» **THE TASK**:
Copy the lines of the data below exactly, starting at the first and stopping after the line that contains "from matplotlib.patches import Rectangle"; include no pictures.

start

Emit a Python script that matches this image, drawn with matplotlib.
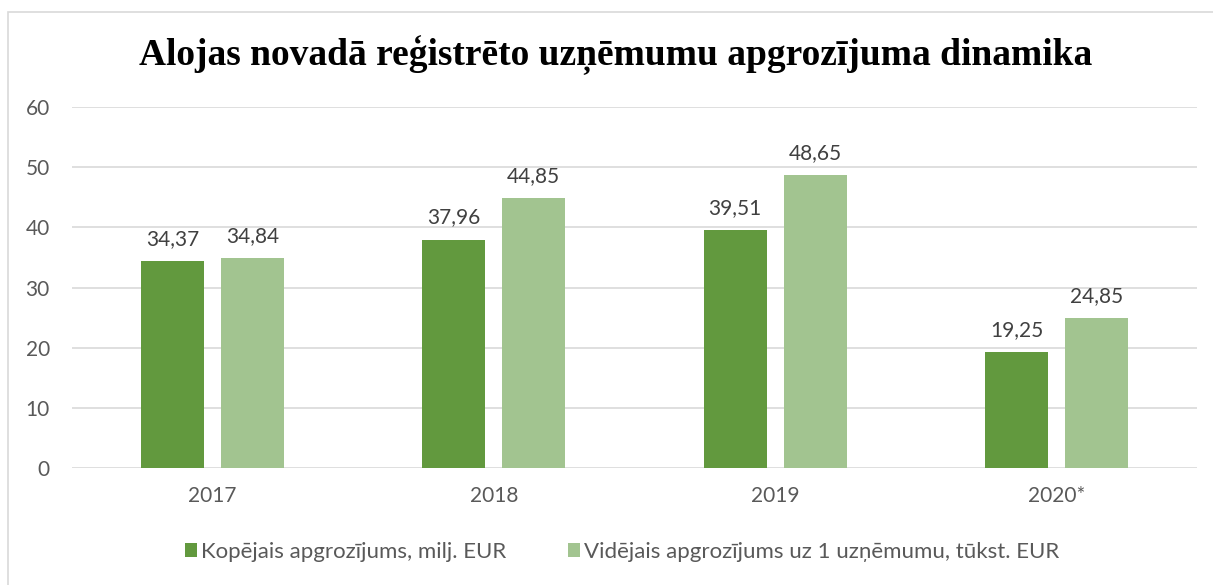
import matplotlib
matplotlib.use("Agg")
import matplotlib.pyplot as plt
from matplotlib.patches import Rectangle

categories = ["2017", "2018", "2019", "2020*"]
total_turnover = [34.37, 37.96, 39.51, 19.25]
avg_turnover = [34.84, 44.85, 48.65, 24.85]
series_names = ["Kopējais apgrozījums, milj. EUR",
                "Vidējais apgrozījums uz 1 uzņēmumu, tūkst. EUR"]
title = "Alojas novadā reģistrēto uzņēmumu apgrozījuma dinamika"
yticks = [0, 10, 20, 30, 40, 50, 60]

dark = "#62993E"
light = "#A2C490"
txt = "#595959"
font = ["Lato", "DejaVu Sans"]

fig = plt.figure(figsize=(12.13, 5.85), dpi=100)
fig.patches.append(Rectangle((8/1213, -0.01), 1.02, (585-12)/585 + 0.01,
                             transform=fig.transFigure, fill=False,
                             edgecolor="#d9d9d9", linewidth=1.2))
ax = fig.add_axes([72/1213, (585-468)/585, (1197-72)/1213, (468-107)/585])

x = list(range(len(categories)))
w = 0.224
off = 0.142
b1 = ax.bar([i - off for i in x], total_turnover, width=w, color=dark, label=series_names[0], zorder=3)
b2 = ax.bar([i + off for i in x], avg_turnover, width=w, color=light, label=series_names[1], zorder=3)

for bars, vals in ((b1, total_turnover), (b2, avg_turnover)):
    for r, v in zip(bars, vals):
        ax.annotate(f"{v:.2f}".replace(".", ","), (r.get_x() + r.get_width()/2, v),
                    xytext=(0, 9), textcoords="offset points", ha="center", va="bottom",
                    fontsize=15, color="#404040", family=font)

ax.set_xlim(-0.5, 3.5)
ax.set_ylim(0, 60)
ax.set_yticks(yticks)
ax.set_xticks(x)
ax.set_xticklabels(categories)
for s in ax.spines.values():
    s.set_visible(False)
ax.grid(axis="y", color="#d9d9d9", linewidth=1.2, zorder=0)
ax.tick_params(axis="both", length=0, labelsize=15, labelcolor=txt)
ax.tick_params(axis="x", pad=13)
ax.tick_params(axis="y", pad=16)
for lab in ax.get_xticklabels() + ax.get_yticklabels():
    lab.set_family(font)

fig.text(616/1213, 1 - 55/585, title, ha="center", va="center",
         fontsize=27, fontweight="bold", family=["Liberation Serif", "DejaVu Serif"])

leg = fig.legend(handles=[b1, b2], loc="center", bbox_to_anchor=(622/1213, 1 - 552/585),
                 ncol=2, frameon=False, prop={"family": font, "size": 16},
                 handlelength=0.55, handleheight=0.55, handletextpad=0.15, columnspacing=2.8)
for t in leg.get_texts():
    t.set_color(txt)

fig.savefig("out.png", dpi=100)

end

» **COMPLETED EXERCISE**:
Emit a Python script that matches this image, drawn with matplotlib.
import matplotlib
matplotlib.use("Agg")
import matplotlib.pyplot as plt
from matplotlib.patches import Rectangle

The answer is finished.